As negotiations with Cuba and Iran continue, however, the president might want to seek a briefing by the University of Miami’s Institute for Cuban and Cuban American Studies, which tracks Cuba’s foreign policy and describes it as “a close and cooperative relationship against the United States and in support of terrorist groups and states.”

Reporting this month on the relationship among Iran, Cuba and Venezuela, it writes, “Cuba plays a strategic role in terms of geography…intelligence gathering (both electronic eavesdropping and human espionage) and logistics.” Iran’s president is quoted as saying, “The Islamic Republic of Iran and Cuba can play a significant role in international organizations. Teheran and Havana share [a] common viewpoint on major international issues” and “the Hamas-funded Turkish ‘charity’ known as IHH continues to operate in Havana.” In 2014, Castro’s banks were holding accounts for al Qaida affiliates.
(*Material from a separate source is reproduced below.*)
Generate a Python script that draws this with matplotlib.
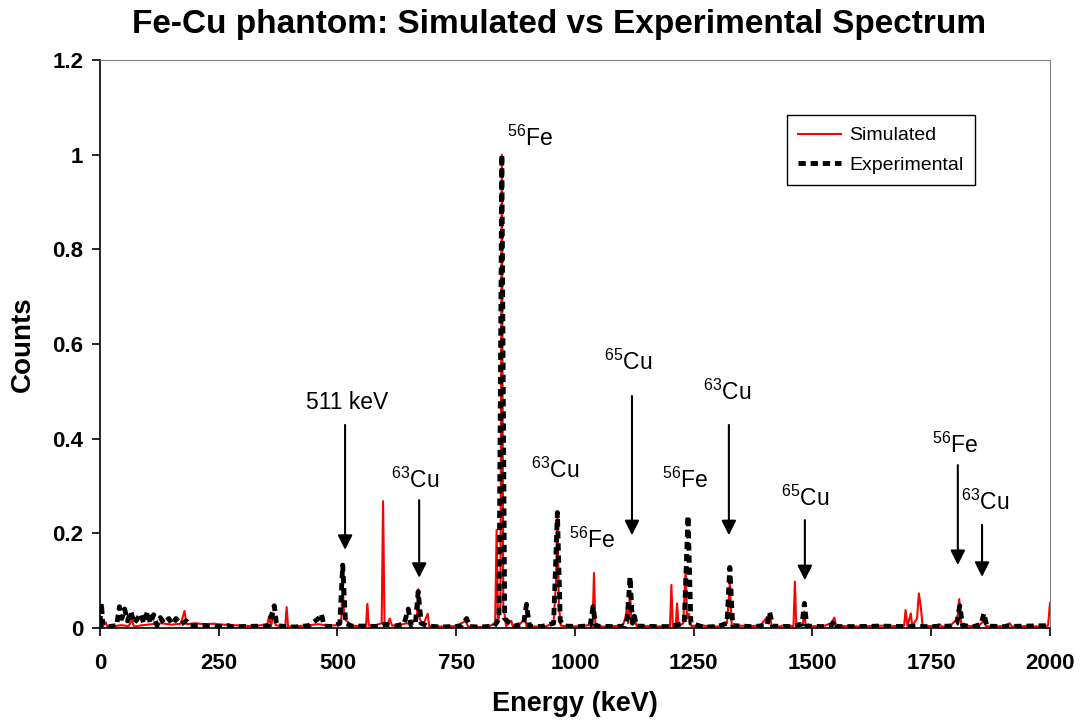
import matplotlib
matplotlib.use("Agg")
import matplotlib.pyplot as plt

plt.rcParams["font.family"] = ["Liberation Sans", "DejaVu Sans"]
plt.rcParams["mathtext.fontset"] = "custom"
plt.rcParams["mathtext.rm"] = "Liberation Sans"
plt.rcParams["mathtext.it"] = "Liberation Sans"
plt.rcParams["mathtext.bf"] = "Liberation Sans:bold"

# Simulated spectrum (energy keV, normalised counts)
sim_energy = [0, 5, 12, 16, 30, 45, 60, 67, 72, 90, 110, 130, 150, 170, 178, 182,
              200, 220, 240, 260, 280, 300, 320, 340, 352, 356, 360, 366, 370, 380,
              390, 393, 396, 420, 440, 460, 480, 500, 508, 511, 514, 530, 545, 560, 563,
              566, 580, 593, 596, 599, 605, 610, 615, 630, 645, 655, 667, 670, 673, 680,
              690, 693, 720, 750, 770, 775, 800, 820, 832, 835, 838, 843, 846, 849,
              855, 866, 869, 880, 895, 898, 920, 940, 955, 960, 963, 966, 970, 990,
              1010, 1030, 1037, 1040, 1043, 1060, 1080, 1100, 1106, 1109, 1112, 1116,
              1119, 1125, 1130, 1150, 1170, 1190, 1200, 1203, 1206, 1212, 1215, 1218,
              1228, 1233, 1236, 1240, 1245, 1260, 1280, 1300, 1320, 1326, 1330, 1345,
              1370, 1390, 1410, 1414, 1430, 1440, 1460, 1463, 1466, 1480, 1483, 1486,
              1500, 1520, 1540, 1546, 1550, 1580, 1600, 1620, 1650, 1680, 1693, 1696,
              1700, 1707, 1710, 1720, 1724, 1728, 1732, 1750, 1768, 1772, 1790, 1805,
              1809, 1813, 1830, 1850, 1861, 1865, 1880, 1900, 1915, 1920, 1950, 1980,
              1996, 2000]
sim_counts = [0.0, 0.003, 0.012, 0.002, 0.004, 0.006, 0.004, 0.016, 0.003, 0.006, 0.008,
              0.01, 0.007, 0.009, 0.036, 0.008, 0.01, 0.008, 0.009, 0.007, 0.006, 0.005,
              0.004, 0.006, 0.005, 0.025, 0.004, 0.03, 0.006, 0.004, 0.004, 0.044, 0.003,
              0.004, 0.006, 0.008, 0.005, 0.006, 0.02, 0.10, 0.02, 0.005, 0.004, 0.004,
              0.051, 0.005, 0.006, 0.01, 0.268, 0.01, 0.006, 0.02, 0.005, 0.006, 0.01,
              0.008, 0.02, 0.082, 0.02, 0.006, 0.03, 0.004, 0.003, 0.004, 0.015, 0.003,
              0.002, 0.004, 0.01, 0.207, 0.01, 0.05, 1.0, 0.05, 0.004, 0.015, 0.003,
              0.004, 0.02, 0.004, 0.003, 0.004, 0.01, 0.1, 0.24, 0.05, 0.005, 0.003,
              0.004, 0.006, 0.005, 0.116, 0.005, 0.003, 0.004, 0.005, 0.02, 0.04, 0.01,
              0.075, 0.01, 0.02, 0.004, 0.004, 0.003, 0.004, 0.004, 0.091, 0.004, 0.004,
              0.052, 0.004, 0.01, 0.123, 0.02, 0.03, 0.004, 0.006, 0.004, 0.003, 0.01,
              0.095, 0.006, 0.005, 0.004, 0.005, 0.03, 0.004, 0.003, 0.006, 0.004, 0.098,
              0.004, 0.01, 0.035, 0.004, 0.004, 0.003, 0.01, 0.022, 0.004, 0.004, 0.003,
              0.004, 0.005, 0.004, 0.005, 0.038, 0.004, 0.031, 0.004, 0.02, 0.073, 0.045,
              0.004, 0.004, 0.008, 0.003, 0.004, 0.02, 0.061, 0.01, 0.004, 0.005, 0.015,
              0.004, 0.003, 0.004, 0.01, 0.003, 0.004, 0.003, 0.005, 0.053]

# Experimental spectrum
exp_energy = [0, 3, 6, 20, 35, 41, 46, 52, 58, 65, 72, 86, 92, 100, 106, 113, 120, 127,
              135, 145, 152, 160, 170, 182, 190, 210, 230, 250, 270, 280, 300, 340, 355,
              362, 367, 372, 390, 410, 440, 460, 466, 472, 490, 505, 511, 517, 530, 560,
              585, 600, 620, 640, 649, 655, 664, 670, 676, 690, 720, 760, 772, 778, 800,
              830, 840, 846, 852, 870, 892, 898, 904, 930, 955, 963, 969, 980, 1010, 1032,
              1038, 1044, 1080, 1105, 1110, 1116, 1121, 1125, 1130, 1170, 1200, 1230,
              1238, 1244, 1270, 1300, 1320, 1326, 1332, 1370, 1404, 1410, 1416, 1450,
              1478, 1483, 1488, 1520, 1540, 1546, 1552, 1600, 1640, 1700, 1750, 1790,
              1804, 1810, 1816, 1840, 1855, 1861, 1867, 1900, 1950, 2000]
exp_counts = [0.01, 0.053, 0.005, 0.003, 0.005, 0.045, 0.02, 0.04, 0.015, 0.035, 0.01,
              0.03, 0.01, 0.035, 0.01, 0.028, 0.005, 0.022, 0.01, 0.02, 0.008, 0.02, 0.008,
              0.015, 0.005, 0.006, 0.004, 0.003, 0.005, 0.002, 0.003, 0.004, 0.005, 0.03,
              0.047, 0.005, 0.003, 0.002, 0.005, 0.02, 0.03, 0.004, 0.003, 0.01, 0.133,
              0.01, 0.004, 0.004, 0.003, 0.008, 0.004, 0.008, 0.04, 0.005, 0.01, 0.077,
              0.01, 0.004, 0.002, 0.004, 0.02, 0.003, 0.002, 0.004, 0.02, 1.0, 0.02, 0.003,
              0.01, 0.05, 0.004, 0.003, 0.01, 0.244, 0.015, 0.004, 0.003, 0.005, 0.045,
              0.004, 0.003, 0.004, 0.02, 0.108, 0.01, 0.025, 0.004, 0.003, 0.003, 0.01,
              0.237, 0.01, 0.002, 0.003, 0.01, 0.128, 0.005, 0.003, 0.005, 0.033, 0.004,
              0.003, 0.008, 0.052, 0.004, 0.003, 0.006, 0.015, 0.003, 0.003, 0.004, 0.003,
              0.003, 0.004, 0.01, 0.047, 0.005, 0.003, 0.008, 0.031, 0.004, 0.003, 0.004,
              0.005]

# Peak labels: text, x, y
label_text = ["511 keV", "$^{63}$Cu", "$^{56}$Fe", "$^{63}$Cu", "$^{56}$Fe", "$^{65}$Cu",
              "$^{56}$Fe", "$^{63}$Cu", "$^{65}$Cu", "$^{56}$Fe", "$^{63}$Cu"]
label_x = [520, 663, 905, 958, 1036, 1112, 1232, 1320, 1484, 1800, 1863]
label_y = [0.477, 0.313, 1.035, 0.334, 0.186, 0.562, 0.313, 0.499, 0.275, 0.387, 0.266]

# Arrows: x, start y, end y
arrow_x = [516, 672, 1120, 1324, 1484, 1806, 1857]
arrow_y0 = [0.429, 0.27, 0.49, 0.429, 0.228, 0.344, 0.218]
arrow_y1 = [0.165, 0.106, 0.196, 0.196, 0.101, 0.133, 0.108]

fig = plt.figure(figsize=(10.82, 7.25), dpi=100)
ax = fig.add_axes([0.0924, 0.1338, 0.878, 0.7834])

ax.plot(sim_energy, sim_counts, color="red", lw=1.5, label="Simulated", zorder=2)
ax.plot(exp_energy, exp_counts, color="black", lw=3.5, dashes=(1.5, 1.0),
        label="Experimental", zorder=3)

for t, x, y in zip(label_text, label_x, label_y):
    ax.text(x, y, t, fontsize=16.5, ha="center", va="center")

for x, y0, y1 in zip(arrow_x, arrow_y0, arrow_y1):
    ax.annotate("", xy=(x, y1), xytext=(x, y0),
                arrowprops=dict(arrowstyle="-|>", color="black", lw=1.5,
                                mutation_scale=22, shrinkA=0, shrinkB=0))

ax.set_xlim(0, 2000)
ax.set_ylim(0, 1.2)
ax.set_xticks(range(0, 2001, 250))
ax.set_yticks([0, 0.2, 0.4, 0.6, 0.8, 1.0, 1.2])
ax.set_yticklabels(["0", "0.2", "0.4", "0.6", "0.8", "1", "1.2"])
ax.tick_params(axis="both", direction="out", length=6, width=1.2, labelsize=16, pad=6)
ax.tick_params(axis="x", pad=12)
for lbl in ax.get_xticklabels() + ax.get_yticklabels():
    lbl.set_fontweight("bold")

ax.spines["top"].set_color("#808080")
ax.spines["right"].set_color("#808080")
ax.spines["left"].set_linewidth(1.2)
ax.spines["bottom"].set_linewidth(1.2)

ax.set_xlabel("Energy (keV)", fontsize=19.5, fontweight="bold", labelpad=12)
ax.set_ylabel("Counts", fontsize=20, fontweight="bold", labelpad=12)
fig.text(559 / 1082, 1 - 25 / 725, "Fe-Cu phantom: Simulated vs Experimental Spectrum",
         fontsize=24, fontweight="bold", ha="center", va="center")

leg = ax.legend(loc="upper right", bbox_to_anchor=(0.921, 0.903), fontsize=14,
                frameon=True, fancybox=False, edgecolor="black", framealpha=1,
                handlelength=2.2, handletextpad=0.4, borderpad=0.6, labelspacing=0.6,
                borderaxespad=0)
leg.get_frame().set_linewidth(1.0)

fig.savefig("out.png", dpi=100)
Like many, President Obama has bought into the idea that whatever happened between Cuba and the United States, it was many years ago. The president is committed to moving forward and implementing the same failed Cuba policies of the European states, Canada, and others: full diplomatic relations, millions of tourists filling resorts and unrestricted trade facilitated by export insurance and loans that aren’t repaid.

Washington will say as little as possible about the regime’s beating Cuban dissidents that peacefully demonstrate against the lack of civil rights, free elections and economic reforms, and the jailing and killing of human-rights activists.

While Netanyahu’s words are seen as a threat, Raúl Castro’s actions during Obama’s tenure in the White House — not what happened 50 years ago — are not.